For decades, whenever there was a Democrat in office, Republicans begged JoePa to run for Governor or Senator, since he would easily win. He refused to do so, knowing that being football coach at the major sports university in the state gave him more power than any elected position. To give you a sense of his real power, in the early 1980s, he allegedly met with a number of alumni of another college football power in the state, and convinced them to fire the coach before violations were revealed. That school’s football program has still not recovered.

When the NCAA announced the sanctions, trustees from Penn State acceded to them. One of these trustees was Corbett. He called these penalties, ‘corrective action’. So why now is he dredging up these horrors once more?

Last November, Kathleen Kane was elected Attorney General. She became the first Democrat ever elected to this position.

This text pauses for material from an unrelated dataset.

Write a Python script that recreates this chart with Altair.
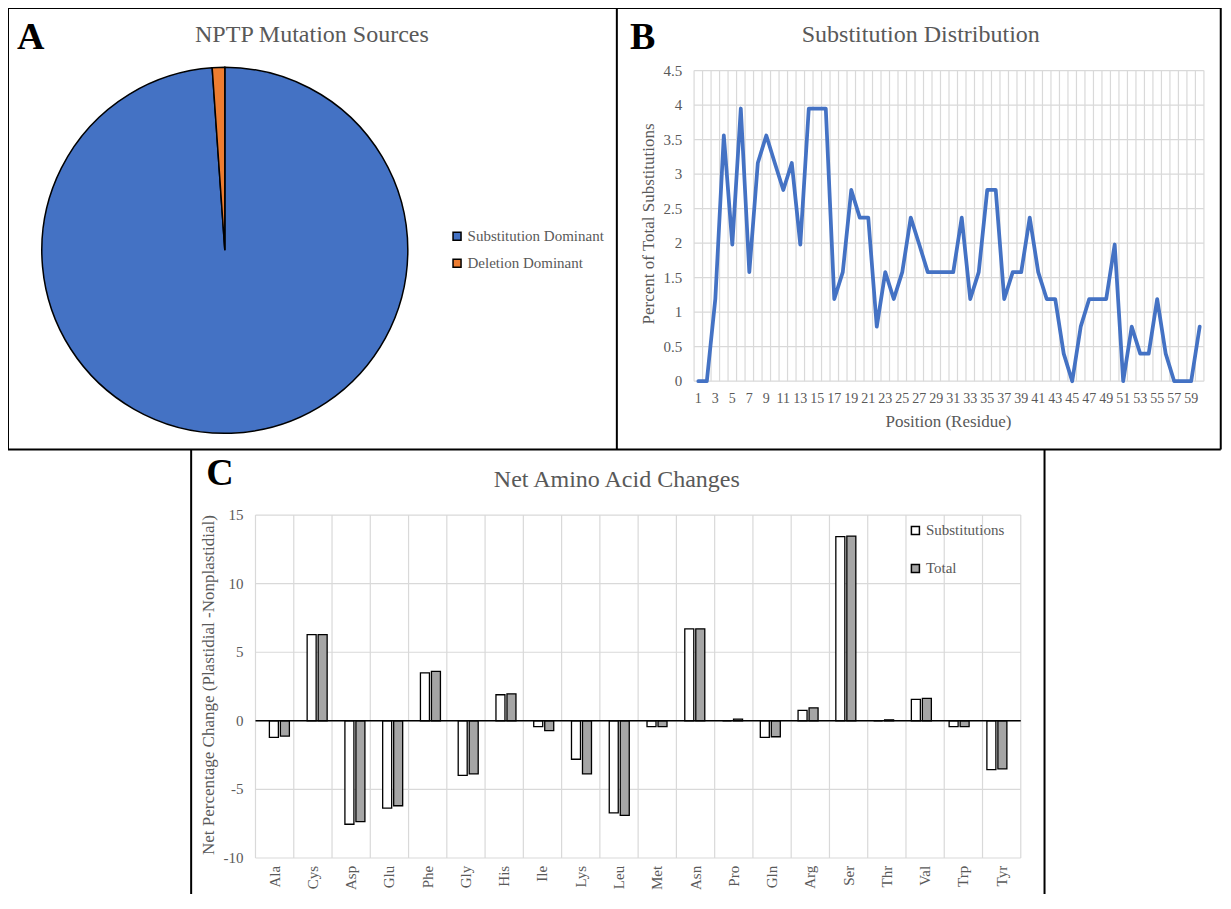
import altair as alt
import pandas as pd
import numpy as np

# ---------------- data ----------------
pie_labels = ["Substitution Dominant", "Deletion Dominant"]
pie_values = [98.9, 1.1]
pie_colors = ["#4472C4", "#ED7D31"]

positions = list(range(1, 61))
subst_pct = [0, 0, 1.19, 3.56, 1.98, 3.95, 1.58, 3.16, 3.56, 3.16,
             2.77, 3.16, 1.98, 3.95, 3.95, 3.95, 1.19, 1.58, 2.77, 2.37,
             2.37, 0.79, 1.58, 1.19, 1.58, 2.37, 1.98, 1.58, 1.58, 1.58,
             1.58, 2.37, 1.19, 1.58, 2.77, 2.77, 1.19, 1.58, 1.58, 2.37,
             1.58, 1.19, 1.19, 0.40, 0, 0.79, 1.19, 1.19, 1.19, 1.98,
             0, 0.79, 0.40, 0.40, 1.19, 0.40, 0, 0, 0, 0.79]
b_ticks = [0, 0.5, 1, 1.5, 2, 2.5, 3, 3.5, 4, 4.5]
b_tick_labels = ["0", "0.5", "1", "1.5", "2", "2.5", "3", "3.5", "4", "4.5"]
b_x_labels = [str(p) for p in positions]

amino = ["Ala", "Cys", "Asp", "Glu", "Phe", "Gly", "His", "Ile", "Lys", "Leu",
         "Met", "Asn", "Pro", "Gln", "Arg", "Ser", "Thr", "Val", "Trp", "Tyr"]
subs = [-1.21, 6.29, -7.54, -6.36, 3.49, -3.98, 1.90, -0.43, -2.80, -6.71,
        -0.43, 6.71, 0.0, -1.21, 0.76, 13.43, 0.0, 1.57, -0.43, -3.56]
total = [-1.11, 6.29, -7.35, -6.19, 3.60, -3.87, 1.97, -0.71, -3.87, -6.90,
         -0.43, 6.71, 0.12, -1.16, 0.95, 13.47, 0.07, 1.64, -0.43, -3.51]
c_ticks = [-10, -5, 0, 5, 10, 15]
c_tick_labels = ["-10", "-5", "0", "5", "10", "15"]
series_names = ["Substitutions", "Total"]
series_colors = ["white", "#A5A5A5"]

# ---------------- layout helpers ----------------
W, H = 1215, 886
SX, SY = 0.99, 0.977
FONT = "Liberation Serif"
GRAY_TXT = "#595959"
GRID = "#D9D9D9"


def X(r):
    return (r - 4) * SX


def Y(r):
    return (r - 4) * SY


one = pd.DataFrame({"k": [0]})


def text(t, x, y, size, color=GRAY_TXT, bold=False, angle=0, align="center"):
    return alt.Chart(one).mark_text(
        text=t, font=FONT, fontSize=size, color=color,
        fontWeight="bold" if bold else "normal", angle=angle,
        align=align, baseline="middle"
    ).encode(x=alt.value(x), y=alt.value(y))


def hline(x1, x2, y, color="black", w=2):
    return alt.Chart(one).mark_rule(color=color, strokeWidth=w).encode(
        x=alt.value(x1), x2=alt.value(x2), y=alt.value(y))


def vline(x, y1, y2, color="black", w=2):
    return alt.Chart(one).mark_rule(color=color, strokeWidth=w).encode(
        x=alt.value(x), y=alt.value(y1), y2=alt.value(y2))


def legend(x, y):
    return alt.Legend(
        title=None, orient="none", legendX=x, legendY=y,
        symbolType="square", symbolSize=64, symbolStrokeColor="black",
        symbolStrokeWidth=1.5, labelFont=FONT, labelFontSize=15,
        labelColor=GRAY_TXT, rowPadding=11, padding=0, labelOffset=3,
    )


# ---------------- frames ----------------
frames = [
    hline(X(4), X(1229), Y(4)),
    hline(X(4), X(1229), Y(456)),
    vline(X(4), Y(4), Y(456)),
    vline(X(619), Y(4), Y(456)),
    vline(X(1229), Y(4), Y(456)),
    vline(X(189), Y(456), H),
    vline(X(1051), Y(456), H),
]

letters = [
    text("A", X(27), Y(35), 38, color="black", bold=True),
    text("B", X(645), Y(35), 38, color="black", bold=True),
    text("C", X(218), Y(481), 38, color="black", bold=True),
]
titles = [
    text("NPTP Mutation Sources", X(311), Y(32), 24),
    text("Substitution Distribution", X(926), Y(32), 24),
    text("Net Amino Acid Changes", X(619), Y(487), 24),
]

# ---------------- panel A ----------------
dfA = pd.DataFrame({"source": pie_labels, "value": pie_values, "ord": [0, 1]})
pie = alt.Chart(dfA).mark_arc(radius=183, stroke="black", strokeWidth=1.5).encode(
    theta=alt.Theta("value:Q", stack=True),
    order=alt.Order("ord:Q"),
    color=alt.Color("source:N",
                    scale=alt.Scale(domain=pie_labels, range=pie_colors),
                    legend=legend(X(450), Y(230))),
    x=alt.value(X(223)),
    y=alt.value(Y(252)),
)

# ---------------- panel B ----------------
def xB():
    return alt.Scale(domain=[0.5, 60.5], range=[X(697), X(1212)], nice=False, zero=False)


def yB():
    return alt.Scale(domain=[0, 4.5], range=[Y(386), Y(68)], nice=False, zero=False)


dfB = pd.DataFrame({"pos": positions, "pct": subst_pct, "lab": b_x_labels})
dfBgrid = pd.DataFrame({"g": np.arange(0.5, 61, 1.0)})
dfBticks = pd.DataFrame({"t": b_ticks, "lab": b_tick_labels})

panelB = [
    alt.Chart(dfBgrid).mark_rule(color=GRID, strokeWidth=1.2).encode(
        x=alt.X("g:Q", scale=xB(), axis=None), y=alt.value(Y(68)), y2=alt.value(Y(386))),
    alt.Chart(dfBticks).mark_rule(color=GRID, strokeWidth=1.2).encode(
        y=alt.Y("t:Q", scale=yB(), axis=None), x=alt.value(X(697)), x2=alt.value(X(1212))),
    alt.Chart(dfB).mark_line(color="#4472C4", strokeWidth=3.75,
                             strokeJoin="round", strokeCap="round").encode(
        x=alt.X("pos:Q", scale=xB(), axis=None), y=alt.Y("pct:Q", scale=yB(), axis=None)),
    alt.Chart(dfBticks).mark_text(font=FONT, fontSize=15, color=GRAY_TXT,
                                  align="right", baseline="middle").encode(
        y=alt.Y("t:Q", scale=yB(), axis=None), x=alt.value(X(685)), text="lab:N"),
    alt.Chart(dfB[dfB["pos"] % 2 == 1]).mark_text(
        font=FONT, fontSize=14, color=GRAY_TXT, align="center", baseline="middle").encode(
        x=alt.X("pos:Q", scale=xB(), axis=None), y=alt.value(Y(404)), text="lab:N"),
    text("Percent of Total Substitutions", X(651), Y(225), 17, angle=270),
    text("Position (Residue)", X(954), Y(428), 17),
]

# ---------------- panel C ----------------
def xC():
    return alt.Scale(domain=[-0.5, 19.5], range=[X(254), X(1027)], nice=False, zero=False)


def yC():
    return alt.Scale(domain=[-10, 15], range=[Y(874), Y(523)], nice=False, zero=False)


dfC = pd.DataFrame({"idx": list(range(len(amino))), "aa": amino,
                    "subs": subs, "total": total, "zero": 0.0})
dfCgrid = pd.DataFrame({"g": np.arange(-0.5, 20, 1.0)})
dfCticks = pd.DataFrame({"t": c_ticks, "lab": c_tick_labels})
dfCzero = pd.DataFrame({"z": [0.0]})

panelC = [
    alt.Chart(dfCgrid).mark_rule(color=GRID, strokeWidth=1.2).encode(
        x=alt.X("g:Q", scale=xC(), axis=None), y=alt.value(Y(523)), y2=alt.value(Y(874))),
    alt.Chart(dfCticks).mark_rule(color=GRID, strokeWidth=1.2).encode(
        y=alt.Y("t:Q", scale=yC(), axis=None), x=alt.value(X(254)), x2=alt.value(X(1027))),
    alt.Chart(dfC.assign(series=series_names[0])).mark_bar(
        width=9, xOffset=-5.5, stroke="black", strokeWidth=1.3, orient="vertical").encode(
        x=alt.X("idx:Q", scale=xC(), axis=None),
        y=alt.Y("subs:Q", scale=yC(), axis=None), y2="zero:Q",
        fill=alt.Fill("series:N",
                      scale=alt.Scale(domain=[series_names[0]], range=[series_colors[0]]),
                      legend=legend(X(913), Y(531)))),
    alt.Chart(dfC.assign(series=series_names[1])).mark_bar(
        width=9, xOffset=5.5, stroke="black", strokeWidth=1.3, orient="vertical").encode(
        x=alt.X("idx:Q", scale=xC(), axis=None),
        y=alt.Y("total:Q", scale=yC(), axis=None), y2="zero:Q",
        fill=alt.Fill("series:N",
                      scale=alt.Scale(domain=[series_names[1]], range=[series_colors[1]]),
                      legend=legend(X(913), Y(570)))),
    alt.Chart(dfCzero).mark_rule(color="black", strokeWidth=1.6).encode(
        y=alt.Y("z:Q", scale=yC(), axis=None), x=alt.value(X(254)), x2=alt.value(X(1027))),
    alt.Chart(dfCticks).mark_text(font=FONT, fontSize=15, color=GRAY_TXT,
                                  align="right", baseline="middle").encode(
        y=alt.Y("t:Q", scale=yC(), axis=None), x=alt.value(X(242)), text="lab:N"),
    alt.Chart(dfC).mark_text(font=FONT, fontSize=15, color=GRAY_TXT,
                             baseline="middle", align="right", angle=270).encode(
        x=alt.X("idx:Q", scale=xC(), axis=None), y=alt.value(Y(882)), text="aa:N",
        angle=alt.value(270)),
    text("Net Percentage Change (Plastidial -Nonplastidial)", X(207), Y(697), 17, angle=270),
]

chart = alt.layer(
    *frames, *letters, *titles, pie, *panelB, *panelC
).resolve_scale(
    x="independent", y="independent", color="independent", fill="independent"
).properties(
    width=W, height=H, padding=0,
    autosize=alt.AutoSizeParams(type="none"),
    background="white",
).configure_view(stroke=None).configure_legend(
    labelFont=FONT, labelFontSize=15, labelColor=GRAY_TXT
).configure_text(font=FONT)

chart.save("out.html", embed_options={"renderer": "svg", "actions": False})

Her entire campaign was based on revealing Corbett’s inaction while he held office on Sandusky.

So Corbett seems to be trying to rally alumni by raising these dead charges in his lawsuit. If he brings it to trial, the entire house of horrors will be exposed once more. Facts that were not released, showing the complicity of the football program, athletic department, and the entire university may well be revealed. And what will Corbett gain? He may provide a short-term smokescreen of his own cowardice and dereliction of duty. Who knows what damage he will cause the GOP in the state if he should continue this path?

Generally, I think Tom Corbett has done a good job as Governor of Pennsylvania. That Rust Belt state has avoided many of the worst problems of the recession during his tenure; unemployment never reached the heights of many other places; housing prices didn’t fall as low. Yet, he is willing to decimate a political party to protect his own reputation.

This cannot end well, as we should know from recent history. The Catholic Church is still recovering from its own analogous problems. Decades after the scandal unfolded, it is still begging people to return. They’ve even come up with a motto, ‘ Catholics Come Home.’ Will Corbett force Republicans to do the same in the Keystone State?